Uno studio pubblicato dal Centro per la biotecnologia e gli studi interdisciplinari presso il Rensselaer Polytechnic Institute ha analizzato le correlazioni tra Covid-19 e diabete di tipo-2 scoprendo che i pazienti che non hanno ben trattato il controllo glicemico negli ultimi due-tre anni hanno un rischio maggiore del 50 percento di finire in terapia intensiva, rispetto chi ha avuto un controllo migliore dello zucchero nel sangue.
Lo studio, che si è concentrato su diversi potenziali impatti sulla gravità del Covid-19 tra i diabetici, ha anche calcolato un rischio inferiore per le persone che utilizzano la metformina, o una combinazione della stessa con l’insulina, per il controllo della malattia.
Covid-19 e diabete di tipo-2, l’importanza dell’anamnesi a lungo termine
“Troviamo che i livelli glicemici longitudinali da due a tre anni indichino meglio il rischio di gravità di Covid-19 rispetto alla misurazioni che guardano a un periodo di tempo più breve“, ha dichiarato Deepak Vashishth, autore corrispondente e professore di Ingegneria Biomedica presso il Centro che si è occupato dello studio. “Speriamo che queste indicazioni aiutino i medici a trattare e gestire meglio i pazienti ad alto rischio”.
Lo studio ha esaminato la storia medica di oltre 16.000 persone con diabete di tipo-2 e Covid-19 tra il 2017 e il 2020 ed è stato pubblicato su “BMJ Open Diabetes Research & Care”. I diabetici di tipo-2 non sono in grado di regolare la quantità di glucosio nel sangue senza l’aiuto di farmaci e di una corretta dieta alimentare. Livelli cronici elevati di zucchero, che vengono tipicamente rilevati come percentuale di emoglobina A1c (HbA1c) presente nel sangue, possono danneggiare a lungo andare varie funzioni corporee, inclusi il sistema circolatorio, nervoso e immunitario.
Uno scarso controllo glicemico crea una reazione che provoca l’accumulo di molecole note come prodotto finale della glicazione avanzata (AGE), che possono danneggiare le ossa nel corso degli anni. All’inizio della pandemia, un team di ricerca specializzato stava studiando se le misurazioni del controllo glicemico a lungo termine, in media sui due e tre anni, potessero fornire una previsione più accurata sul rischio di frattura ossea tra i diabetici.
Gli AGE contribuiscono infatti ad aumentare lo stress ossidativo e l’infiammazione: si tratta di fattori di rischio per le comuni malattie respiratorie, incluso il Covid-19. Il team di ricerca ha poi ragionato sul fatto che gli stessi risultati potessero essere utili per prevedere la gravità della malattia nel caso venisse contratto il virus, come ha affermato Bowen Wang, primo autore e studente di dottorato nel laboratorio di Vashishth.

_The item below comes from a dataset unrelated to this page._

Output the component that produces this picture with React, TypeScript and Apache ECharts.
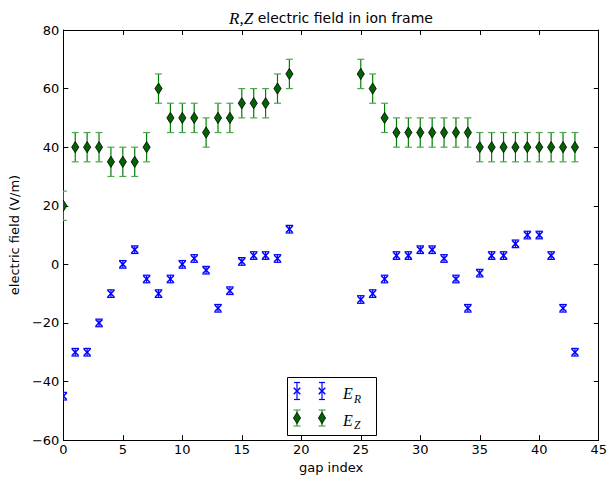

Wang ha quindi diviso le registrazioni dei pazienti diabetici di tipo-2 in due gruppi: quelli con un controllo glicemico adeguato compreso tra il 6 e il 9% e quelli con un controllo glicemico scarso, con una percentuale di emoglobina A1c superiore al 9% nel corso degli ultimi due o tre anni. Il risultato dello studio è stato quello previsto: i pazienti del secondo gruppo avevano il 48% di possibilità in più di un decorso grave della malattia, che poteva portare al ricovero in terapia intensiva.
È emerso inoltre, secondo un’altra misura, che un aumento dell’1% dell’HbA1c è associabile a un incremento del 12% di rischio di terapia intensiva.
Secondo lo studio, però, a incidere sono anche i farmaci utilizzati per il controllo del diabete: coloro che stavano assumendo metformina hanno mostrato un rischio inferiore del 12% di finire in terapia intensiva, una percentuale che saliva a 18 nel caso di utilizzo associato di metformina e insulina e addirittura al 29 percento nel caso di corticosteroidi.
“Le persone sapevano che il diabete era un fattore di rischio per gli effetti legati al Covid-19, ma non tutti i pazienti diabetici sono uguali“, ha spiegato Wang. “Alcune persone hanno una storia più lunga di diabete, altri hanno una malattia in forma più grave e questo deve essere tenuto in considerazione“.
“Ciò che fa questo studio è stratificare meglio il livello di diabete all’interno della popolazione, in modo che i pazienti diabetivi non vengano trattati come un singolo gruppo di persone che non ha alcuna differenza tra loro“, ha sottolineato poi Wang, per illustrare l’importanza di distinguere caso per caso senza associare necessariamente terapie universali per i pazienti diabetici che contraggono il Covid-19.
Il lavoro è stato sostenuto da una sovvenzione del National Institutes of Health e rappresenta un ulteriore passo in avanti nella lotta alla pandemia per i soggetti a rischio.